--- start RECORDS PROVIDED ---

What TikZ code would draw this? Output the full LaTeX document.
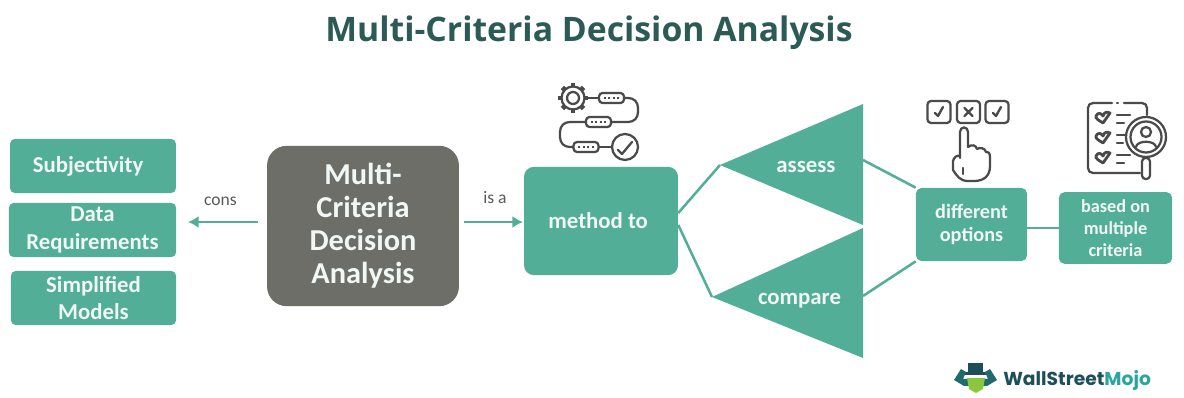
\documentclass[tikz,border=0pt]{standalone}
\usepackage{fontspec}
\setmainfont{Carlito}
\newfontfamily\titlefont{Open Sans}
\newfontfamily\logofont{Poppins}
\definecolor{teal1}{HTML}{53AE98}
\definecolor{gray1}{HTML}{6E6E68}
\definecolor{ink1}{HTML}{4A4A4A}
\definecolor{title1}{HTML}{2C5A55}
\definecolor{text1}{HTML}{F0F7F4}
\definecolor{logo1}{HTML}{1D4F5A}
\definecolor{logo2}{HTML}{2AA5A0}
\definecolor{logo3}{HTML}{8CC63F}
\tikzset{
	box/.style={fill=teal1,rounded corners=3.5pt,inner sep=0pt,align=center,text=text1,font=\fontsize{16.2}{19.7}\selectfont\bfseries},
	wire/.style={draw=teal1,line width=1.8pt},
	tip/.style={wire,line width=2pt,-{Latex[length=7.5pt,width=8.5pt]}},
	tag/.style={inner sep=0pt,text=gray!70!black,font=\fontsize{12.5}{14}\selectfont},
	tri/.style={fill=teal1},
	ink/.style={draw=ink1,line width=1.6pt,line cap=round,line join=round,fill=none},
	pill/.style={ink,rounded corners=2.5pt},
}
\usetikzlibrary{arrows.meta}
\begin{document}
\begin{tikzpicture}[x=0.025cm,y=-0.025cm]
	\useasboundingbox (0,0) rectangle (1184,398);
	\node[text=title1,inner sep=0pt,font=\titlefont\fontsize{24}{28}\selectfont\bfseries] (title) at (589,33) {Multi-Criteria Decision Analysis};

	% left column
	\node[box,minimum width=118pt,minimum height=38.5pt] (subj) at (93,166) {\raisebox{-3.5pt}{Subjectivity}\hspace*{7pt}};
	\node[box,minimum width=119pt,minimum height=38.5pt] (data) at (92.5,230) {Data\\Requirements};
	\node[box,minimum width=117.5pt,minimum height=38.5pt] (simp) at (93.5,298) {Simplified\\Models};

	\node[box,fill=gray1,rounded corners=14pt,minimum width=136.5pt,minimum height=114pt,font=\fontsize{21.6}{23.5}\selectfont\bfseries] (mcda) at (363,226) {Multi-\\Criteria\\Decision\\Analysis};
	\node[box,rounded corners=7pt,minimum width=109.5pt,minimum height=77pt,font=\fontsize{16.2}{19}\selectfont\bfseries] (method) at (601,221) {\raisebox{-1pt}{method to}\hspace*{4pt}};

	\coordinate (gapl) at (188,222);
	\coordinate (gapr) at (523,222);
	\draw[tip] (258,222) -- (gapl);
	\draw[tip] (464,222) -- (gapr);
	\node[tag] (cons) at (220.5,201) {cons};
	\node[tag] (isa) at (495,198) {is a};

	% triangles
	\coordinate (a1) at (720,165);
	\coordinate (c1) at (712,297);
	\fill[tri] (a1) -- (863,104) -- (863,225) -- cycle;
	\fill[tri] (c1) -- (863,228) -- (863,358) -- cycle;
	\node[box,fill=none] (assess) at (806,167) {assess};
	\node[box,fill=none] (compare) at (799.5,301) {compare};

	\node[box,rounded corners=4pt,minimum width=79pt,minimum height=52pt,font=\fontsize{14.4}{17}\selectfont\bfseries] (options) at (971.5,224.5) {\raisebox{-1.5pt}{different}\\\raisebox{-1.5pt}{options}};
	\node[box,rounded corners=4pt,minimum width=80.5pt,minimum height=51pt,font=\fontsize{13}{15.6}\selectfont\bfseries] (based) at (1115.5,228) {based on\\multiple\\criteria};

	\draw[wire] (method.east) ++(0,-8) -- (a1);
	\draw[wire] (method.east) ++(0,4) -- (c1);
	\draw[wire] (863,160) -- (options.north west);
	\draw[wire] (863,296) -- (options.south west);
	\draw[wire] (options.east |- based.center) -- (based.west);

	% process icon
	\foreach \px/\py in {611.5/98,598.5/122,586/147}
		\draw[pill] (\px-12.5,\py-5) rectangle (\px+12.5,\py+5);
	\foreach \px/\py in {611.5/98,598.5/122,586/147}
		\foreach \d in {-7,-2.5,2,6.5}
			\fill[ink1] (\px+\d-1,\py-1) rectangle (\px+\d+1,\py+1);
	\foreach \a in {0,45,...,315}
		\draw[ink1,line width=3.5pt] (573,98) ++(\a:11) -- ++(\a:4);
	\draw[ink,fill=white] (573,98) circle (11.5);
	\draw[ink] (573,98) circle (6);
	\draw[ink] (588,98) -- (599,98);
	\draw[ink] (624,98) -- (628,98) .. controls (634,98) and (638,102) .. (638,108) -- (638,112) .. controls (638,118) and (634,122) .. (628,122) -- (611,122);
	\draw[ink] (586,122) -- (570,122) .. controls (564,122) and (560,126) .. (560,132) -- (560,137) .. controls (560,143) and (564,147) .. (570,147) -- (573,147);
	\draw[ink] (599,147) -- (612,147);
	\draw[ink] (625,147) circle (13);
	\draw[ink] (618,150) -- (622,154) -- (632,142);

	% choice icon
	\foreach \px in {939,968.5,997}
		\draw[pill] (\px-11.5,101) rectangle (\px+11.5,123);
	\foreach \px in {939,997}
		\draw[ink,line width=1.7pt] (\px-4,113) -- (\px-1,116) -- (\px+4,107);
	\draw[ink,line width=1.7pt] (964.5,108) -- (972.5,116) (972.5,108) -- (964.5,116);
	\draw[ink] (960,158) -- (960,132) .. controls (960,126) and (968,126) .. (968,132) -- (968,147)
		.. controls (972,144) and (976,145) .. (977,149) .. controls (980,147) and (985,148) .. (986,152)
		.. controls (988,151) and (990,153) .. (990,157) -- (990,166) .. controls (990,176) and (984,181) .. (974,181)
		-- (968,181) .. controls (960,181) and (957,176) .. (953,170) -- (953,161) .. controls (954,157) and (957,155) .. (960,156);
	\draw[ink] (963,168) -- (963,174);

	% review icon
	\draw[ink] (1112,103) -- (1093,103) .. controls (1090,103) and (1088,105) .. (1088,108) -- (1088,168) .. controls (1088,171) and (1090,173) .. (1093,173) -- (1140,173);
	\draw[ink] (1117,103) -- (1118,103);
	\draw[ink] (1124,103) -- (1142,103) .. controls (1145,103) and (1147,105) .. (1147,108) -- (1147,115);
	\foreach \py in {118,138,158}
		\draw[ink,line width=2pt] (1103,\py+5) -- (1110,\py-5) .. controls (1106,\py-7) and (1104,\py-5) .. (1103,\py-2) .. controls (1101,\py-5) and (1098,\py-6) .. (1096,\py-2) .. controls (1095,\py) and (1098,\py+2) .. (1103,\py+5);
	\foreach \py/\lx in {115/1130,123/1124,135/1126,143/1123,155/1130,163/1124}
		\draw[ink] (1117,\py) -- (\lx,\py);
	\draw[ink] (1146,137) circle (20);
	\draw[ink] (1146,137) circle (15.5);
	\draw[ink] (1146,132) circle (5);
	\draw[ink] (1136,147) .. controls (1137,140) and (1155,140) .. (1156,147);
	\draw[ink,rounded corners=2.5pt] (1142,158) rectangle (1150,179);

	% logo
	\fill[logo1] (968,363) rectangle (983,372);
	\fill[logo1] (962,372) rectangle (989,375);
	\fill[logo1!70!logo2] (954,380) -- (961,369) -- (966,372) -- (963,379) -- (988,379) -- (985,372) -- (990,369) -- (997,380) -- (987,386) -- (964,386) -- cycle;
	\fill[logo3] (967,378) -- (985,378) -- (983,389) -- (976,393) -- (969,389) -- cycle;
	\node[inner sep=0pt,anchor=west,font=\logofont\fontsize{13.3}{16}\selectfont\bfseries] (logo) at (1003,381) {\textcolor{logo1}{WallStreet}\textcolor{logo2}{Mojo}};
\end{tikzpicture}
\end{document}
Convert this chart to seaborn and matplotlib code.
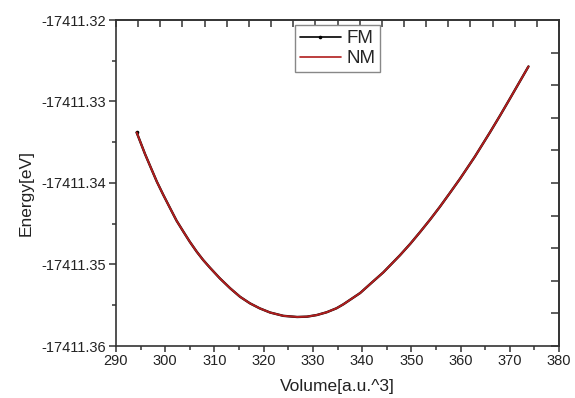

--- end RECORDS PROVIDED ---

PROMPT —
Retype everything in the material word for word, minus pictures.

COMPLETE ANSWER —
What TikZ code would draw this? Output the full LaTeX document.
\documentclass[tikz,border=0pt]{standalone}
\usepackage{fontspec}
\setmainfont{Carlito}
\newfontfamily\titlefont{Open Sans}
\newfontfamily\logofont{Poppins}
\definecolor{teal1}{HTML}{53AE98}
\definecolor{gray1}{HTML}{6E6E68}
\definecolor{ink1}{HTML}{4A4A4A}
\definecolor{title1}{HTML}{2C5A55}
\definecolor{text1}{HTML}{F0F7F4}
\definecolor{logo1}{HTML}{1D4F5A}
\definecolor{logo2}{HTML}{2AA5A0}
\definecolor{logo3}{HTML}{8CC63F}
\tikzset{
	box/.style={fill=teal1,rounded corners=3.5pt,inner sep=0pt,align=center,text=text1,font=\fontsize{16.2}{19.7}\selectfont\bfseries},
	wire/.style={draw=teal1,line width=1.8pt},
	tip/.style={wire,line width=2pt,-{Latex[length=7.5pt,width=8.5pt]}},
	tag/.style={inner sep=0pt,text=gray!70!black,font=\fontsize{12.5}{14}\selectfont},
	tri/.style={fill=teal1},
	ink/.style={draw=ink1,line width=1.6pt,line cap=round,line join=round,fill=none},
	pill/.style={ink,rounded corners=2.5pt},
}
\usetikzlibrary{arrows.meta}
\begin{document}
\begin{tikzpicture}[x=0.025cm,y=-0.025cm]
	\useasboundingbox (0,0) rectangle (1184,398);
	\node[text=title1,inner sep=0pt,font=\titlefont\fontsize{24}{28}\selectfont\bfseries] (title) at (589,33) {Multi-Criteria Decision Analysis};

	% left column
	\node[box,minimum width=118pt,minimum height=38.5pt] (subj) at (93,166) {\raisebox{-3.5pt}{Subjectivity}\hspace*{7pt}};
	\node[box,minimum width=119pt,minimum height=38.5pt] (data) at (92.5,230) {Data\\Requirements};
	\node[box,minimum width=117.5pt,minimum height=38.5pt] (simp) at (93.5,298) {Simplified\\Models};

	\node[box,fill=gray1,rounded corners=14pt,minimum width=136.5pt,minimum height=114pt,font=\fontsize{21.6}{23.5}\selectfont\bfseries] (mcda) at (363,226) {Multi-\\Criteria\\Decision\\Analysis};
	\node[box,rounded corners=7pt,minimum width=109.5pt,minimum height=77pt,font=\fontsize{16.2}{19}\selectfont\bfseries] (method) at (601,221) {\raisebox{-1pt}{method to}\hspace*{4pt}};

	\coordinate (gapl) at (188,222);
	\coordinate (gapr) at (523,222);
	\draw[tip] (258,222) -- (gapl);
	\draw[tip] (464,222) -- (gapr);
	\node[tag] (cons) at (220.5,201) {cons};
	\node[tag] (isa) at (495,198) {is a};

	% triangles
	\coordinate (a1) at (720,165);
	\coordinate (c1) at (712,297);
	\fill[tri] (a1) -- (863,104) -- (863,225) -- cycle;
	\fill[tri] (c1) -- (863,228) -- (863,358) -- cycle;
	\node[box,fill=none] (assess) at (806,167) {assess};
	\node[box,fill=none] (compare) at (799.5,301) {compare};

	\node[box,rounded corners=4pt,minimum width=79pt,minimum height=52pt,font=\fontsize{14.4}{17}\selectfont\bfseries] (options) at (971.5,224.5) {\raisebox{-1.5pt}{different}\\\raisebox{-1.5pt}{options}};
	\node[box,rounded corners=4pt,minimum width=80.5pt,minimum height=51pt,font=\fontsize{13}{15.6}\selectfont\bfseries] (based) at (1115.5,228) {based on\\multiple\\criteria};

	\draw[wire] (method.east) ++(0,-8) -- (a1);
	\draw[wire] (method.east) ++(0,4) -- (c1);
	\draw[wire] (863,160) -- (options.north west);
	\draw[wire] (863,296) -- (options.south west);
	\draw[wire] (options.east |- based.center) -- (based.west);

	% process icon
	\foreach \px/\py in {611.5/98,598.5/122,586/147}
		\draw[pill] (\px-12.5,\py-5) rectangle (\px+12.5,\py+5);
	\foreach \px/\py in {611.5/98,598.5/122,586/147}
		\foreach \d in {-7,-2.5,2,6.5}
			\fill[ink1] (\px+\d-1,\py-1) rectangle (\px+\d+1,\py+1);
	\foreach \a in {0,45,...,315}
		\draw[ink1,line width=3.5pt] (573,98) ++(\a:11) -- ++(\a:4);
	\draw[ink,fill=white] (573,98) circle (11.5);
	\draw[ink] (573,98) circle (6);
	\draw[ink] (588,98) -- (599,98);
	\draw[ink] (624,98) -- (628,98) .. controls (634,98) and (638,102) .. (638,108) -- (638,112) .. controls (638,118) and (634,122) .. (628,122) -- (611,122);
	\draw[ink] (586,122) -- (570,122) .. controls (564,122) and (560,126) .. (560,132) -- (560,137) .. controls (560,143) and (564,147) .. (570,147) -- (573,147);
	\draw[ink] (599,147) -- (612,147);
	\draw[ink] (625,147) circle (13);
	\draw[ink] (618,150) -- (622,154) -- (632,142);

	% choice icon
	\foreach \px in {939,968.5,997}
		\draw[pill] (\px-11.5,101) rectangle (\px+11.5,123);
	\foreach \px in {939,997}
		\draw[ink,line width=1.7pt] (\px-4,113) -- (\px-1,116) -- (\px+4,107);
	\draw[ink,line width=1.7pt] (964.5,108) -- (972.5,116) (972.5,108) -- (964.5,116);
	\draw[ink] (960,158) -- (960,132) .. controls (960,126) and (968,126) .. (968,132) -- (968,147)
		.. controls (972,144) and (976,145) .. (977,149) .. controls (980,147) and (985,148) .. (986,152)
		.. controls (988,151) and (990,153) .. (990,157) -- (990,166) .. controls (990,176) and (984,181) .. (974,181)
		-- (968,181) .. controls (960,181) and (957,176) .. (953,170) -- (953,161) .. controls (954,157) and (957,155) .. (960,156);
	\draw[ink] (963,168) -- (963,174);

	% review icon
	\draw[ink] (1112,103) -- (1093,103) .. controls (1090,103) and (1088,105) .. (1088,108) -- (1088,168) .. controls (1088,171) and (1090,173) .. (1093,173) -- (1140,173);
	\draw[ink] (1117,103) -- (1118,103);
	\draw[ink] (1124,103) -- (1142,103) .. controls (1145,103) and (1147,105) .. (1147,108) -- (1147,115);
	\foreach \py in {118,138,158}
		\draw[ink,line width=2pt] (1103,\py+5) -- (1110,\py-5) .. controls (1106,\py-7) and (1104,\py-5) .. (1103,\py-2) .. controls (1101,\py-5) and (1098,\py-6) .. (1096,\py-2) .. controls (1095,\py) and (1098,\py+2) .. (1103,\py+5);
	\foreach \py/\lx in {115/1130,123/1124,135/1126,143/1123,155/1130,163/1124}
		\draw[ink] (1117,\py) -- (\lx,\py);
	\draw[ink] (1146,137) circle (20);
	\draw[ink] (1146,137) circle (15.5);
	\draw[ink] (1146,132) circle (5);
	\draw[ink] (1136,147) .. controls (1137,140) and (1155,140) .. (1156,147);
	\draw[ink,rounded corners=2.5pt] (1142,158) rectangle (1150,179);

	% logo
	\fill[logo1] (968,363) rectangle (983,372);
	\fill[logo1] (962,372) rectangle (989,375);
	\fill[logo1!70!logo2] (954,380) -- (961,369) -- (966,372) -- (963,379) -- (988,379) -- (985,372) -- (990,369) -- (997,380) -- (987,386) -- (964,386) -- cycle;
	\fill[logo3] (967,378) -- (985,378) -- (983,389) -- (976,393) -- (969,389) -- cycle;
	\node[inner sep=0pt,anchor=west,font=\logofont\fontsize{13.3}{16}\selectfont\bfseries] (logo) at (1003,381) {\textcolor{logo1}{WallStreet}\textcolor{logo2}{Mojo}};
\end{tikzpicture}
\end{document}
Convert this chart to seaborn and matplotlib code.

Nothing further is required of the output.